This past weekend, the Notre Dame and Saint Mary’s Irish Dance team performed their annual showcase in Washington Hall. With shows Thursday, Friday and Saturday nights, the event demonstrated dances the team has been working on since the beginning of the school year.
The team is divided into two halves, each with a co-president who run the club together. Molly Brown, a Saint Mary’s senior and blue team co-president, explained more about how the teams are divided.
“Blue team is mainly soft shoe, which is a ballet slipper type shoe. The gold team does mainly hard shoe, which is like a tap show with a loud fiberglass tip. Both teams do both shoes, it's just each has their focus.”
Brown joined the Irish dance team after it was such a prominent part of her childhood. "I started dancing when I was five and competed until the eighth grade. I took high school off to do marching band, but then I decided to come back in freshman year of college as a fun, non-competitive thing.”
Gold team co-president and Notre Dame senior, Maria Murphy has a similar background. “I started Irish dance when I was five, so I’ve been dancing for 17 years.”
“I started out just for fun but then naturally started competing. Through late grade school and early high school, I would travel internationally and nationally and compete in solos and teams.”
“In high school, I had a stress fracture in my shin so I quit dancing and started again when I came to Notre Dame as a freshman.”
On the team, you will find many other dancers with long histories in Irish dance, which is one of the few requirements to join.

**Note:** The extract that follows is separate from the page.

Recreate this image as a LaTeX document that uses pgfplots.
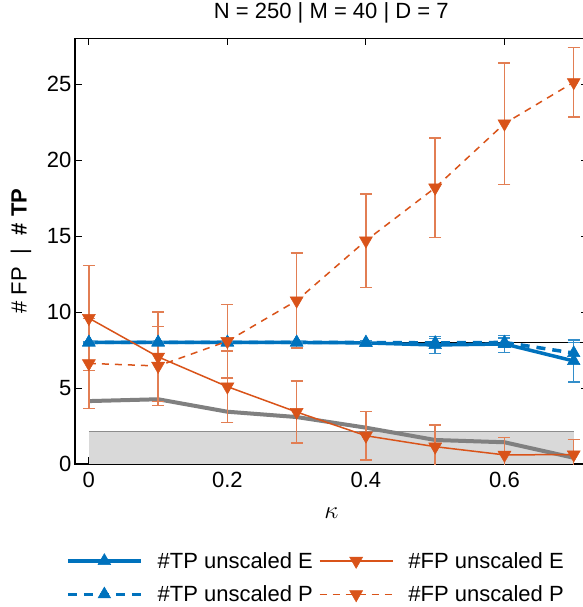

“You have to have past Irish dance experience to join, but it doesn’t have to be a lot. We have some dancers that danced for three or four years and some that danced all through school,” Brown said.
“We do have tryouts but we don’t cut anybody from the team. It’s just to see which shoe you have more experience with.”
The showcase is the team’s primary event during the school year, with practices throughout the fall semester leading up to it.
“We practice all year for this specific show, but we only have practice once a week. Then the week before the show we had practice from 5 p.m. to 10 p.m. This is the biggest commitment for the club,” Brown said.
“We spend all the time just learning the dances that go into the showcase,” said Murphy. “A lot of the dances are ones we do each year, but this year, we added some new dances too.”
This year, the name of the show was Fáilte which is the Gaelic word for welcome. “We wanted it to be a welcoming show, a welcoming environment,” Brown said.
Murphy explained how this idea was reflected in some new features of the show.
“Molly and I were discussing the show and we had this idea of being able to get the crowd more into interacting with the show. I think Molly had the idea of like, why don’t we have people from the crowds come up and we can teach them how to do a jig?”
Over the course of the three nights, each show featured a segment where Brown and Murphy taught audience members and a special guest a short jig. Night one featured Father Pete McCormick, the second starred members of Dillon Hall and the last show featured Notre Dame’s very own Leprechaun Ryan Coury.
If you missed the showcase, “you can just search Notre Dame Saint Mary’s Irish Dance showcase 2024 and you can watch it there,” Brown said.
There will also be other times to catch the team in action as they often perform at other campus events throughout the year.
Murphy said, “We perform at Football Friday events and usually do a basketball halftime show. St Patrick’s Day, we have a lot of different shows around. And we have performed at Saint Mary’s Dance marathon and for other organizations around South Bend."